Onion prices could go up again: Survey

Partha Sarathi Biswas Posted online: Monday, Nov 04, 2013 at 0000 hrs
Pune : Days after Chief Minister Prithviraj Chavan announced that onion crisis was over, a recent survey by the Department of Agriculture has indicated that onion prices may soar again. The recent survey found that around 40 per cent of the monsoon onions, which were to hit the market in the first week of November, was washed away in the exceptionally heavy rainfall that hit various parts of the country last month.

Maharashtra, Gujarat, Karnataka, Bihar and Andhra Pradesh are the major producers of Kharif onion that hits the markets early November. The failure of the summer crop had seen the prices of onions hitting the roof, with the retail rate touching the Rs 100-a-kg mark at some places. Shortage of onions in the markets was cited as the reason for the price rise, with Union Agriculture Minister Sharad Pawar claiming that good November crop would help bring down the prices. Subsequently, a survey was commissioned by the agriculture and allied departments to study the state of the monsoon onion crop.

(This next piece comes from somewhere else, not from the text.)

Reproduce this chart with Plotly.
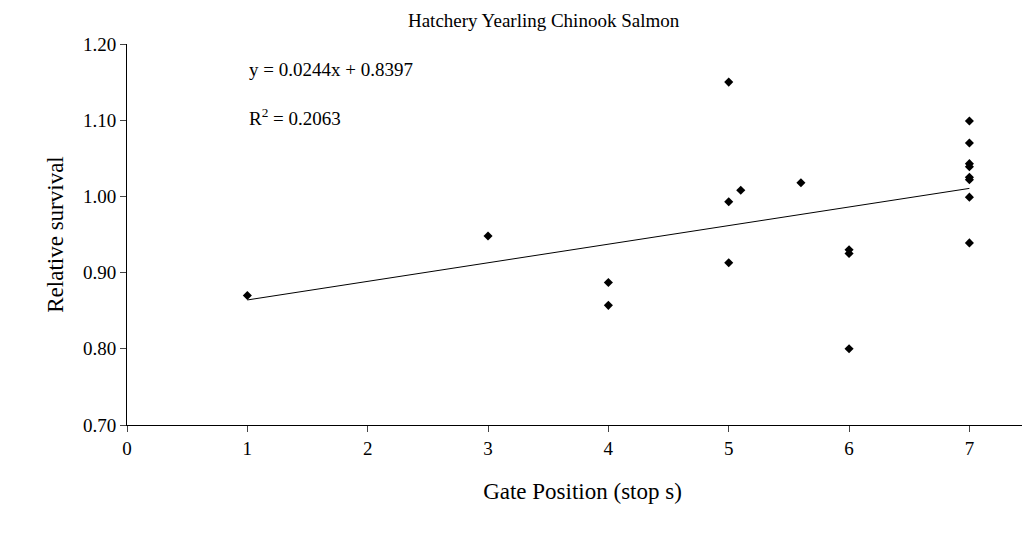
import plotly.graph_objects as go

x = [1, 3, 4, 4, 5, 5, 5, 5.1, 5.6, 6, 6, 6, 7, 7, 7, 7, 7, 7, 7, 7]
y = [0.870, 0.948, 0.887, 0.857, 1.150, 0.993, 0.913, 1.008, 1.018, 0.930, 0.925, 0.800,
     1.099, 1.070, 1.043, 1.039, 1.025, 1.022, 0.999, 0.939]
slope, intercept = 0.0244, 0.8397
fx = [1, 7]
fy = [slope * v + intercept for v in fx]

font = "Liberation Serif"
fig = go.Figure()
fig.add_trace(go.Scatter(x=fx, y=fy, mode="lines", line=dict(color="black", width=1), hoverinfo="skip"))
fig.add_trace(go.Scatter(x=x, y=y, mode="markers", marker=dict(symbol="diamond", size=7, color="black")))
fig.update_layout(
    width=1030, height=538, showlegend=False, plot_bgcolor="white", paper_bgcolor="white",
    margin=dict(l=119, r=0, t=36, b=121),
    font=dict(family=font, size=19, color="black"),
    title=dict(text="Hatchery Yearling Chinook Salmon", x=0.52, xanchor="center", y=0.99, yanchor="top",
               font=dict(size=19)),
    xaxis=dict(range=[0, 7.57], tickvals=[0, 1, 2, 3, 4, 5, 6, 7], showgrid=False, zeroline=False,
               showline=True, linecolor="black", ticks="outside", ticklen=6, automargin=False,
               title=dict(text="Gate Position (stop s)", standoff=25)),
    yaxis=dict(range=[0.70, 1.20], tickvals=[0.7, 0.8, 0.9, 1.0, 1.1, 1.2], tickformat=".2f",
               showgrid=False, zeroline=False, showline=True, linecolor="black", ticks="outside",
               ticklen=6, automargin=False, title=dict(text="Relative survival", standoff=12)),
    annotations=[dict(x=1.0, y=1.135, xref="x", yref="y", xanchor="left", showarrow=False,
                      text="y = 0.0244x + 0.8397<br><br>R<sup>2</sup> = 0.2063", align="left",
                      font=dict(size=19))],
)
fig.write_html("out.html")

Nashik, Pune, Solapur and Ahmednagar are the main onion producing districts of the state, while Dharwad, Chitradurga, Gadag, Haveri, Bagalkot and Davengere are the zones that produce most onions in Karnataka. The districts of Surendranagar and Bhavnagar are the onion zones of Gujarat, while Nalanda and Patna are the onion producing districts of Bihar. In Andhra Pradesh, Kurnool and four other districts are the onion belt.

As per the survey, around 25-30 per cent of the onion crop was washed away in Gujarat, Bihar and the districts in North Karnataka. In Maharashtra, the survey said, a majority of the crops got washed away at the storage points due to unseasonal rains. In Dharwad, the November crop was destroyed because of lack of rains. The onion crop in Andhra Pradesh would be the only one hitting the market on time.

The survey pointed out that while 15,899 lakh tonnes of onion had hit the markets between September and October 2012, the figure is only 12,743 tonnes during the corresponding period this year.

Jaydutt Kshirsagar, president of the Lasalgaon Agricultural Produce Market (APMC), said while the market used to see 25,000 quintals of the crop coming for daily trade, of late they were getting hardly 2,500-3,000 qunitals per day. “The rains have spoiled the monsoon crop also and the prices would rise in the next few days. There is no crop with the farmers,” he said.

P K Gupta, joint director of Nashik-based National Horticulture Research and Development Foundation (NHRDF), however, said there might be a fall in the onion prices immediately after Diwali. “The APMC markets are closed for Diwali and once when they open, there will be excess crop, which will result in a fall in the prices,” he said. Asked about the response to the import tenders floated earlier for onions from Afghanistan, China, Iran, Egypt and Pakistan, Gupta said no action had been taken on that front.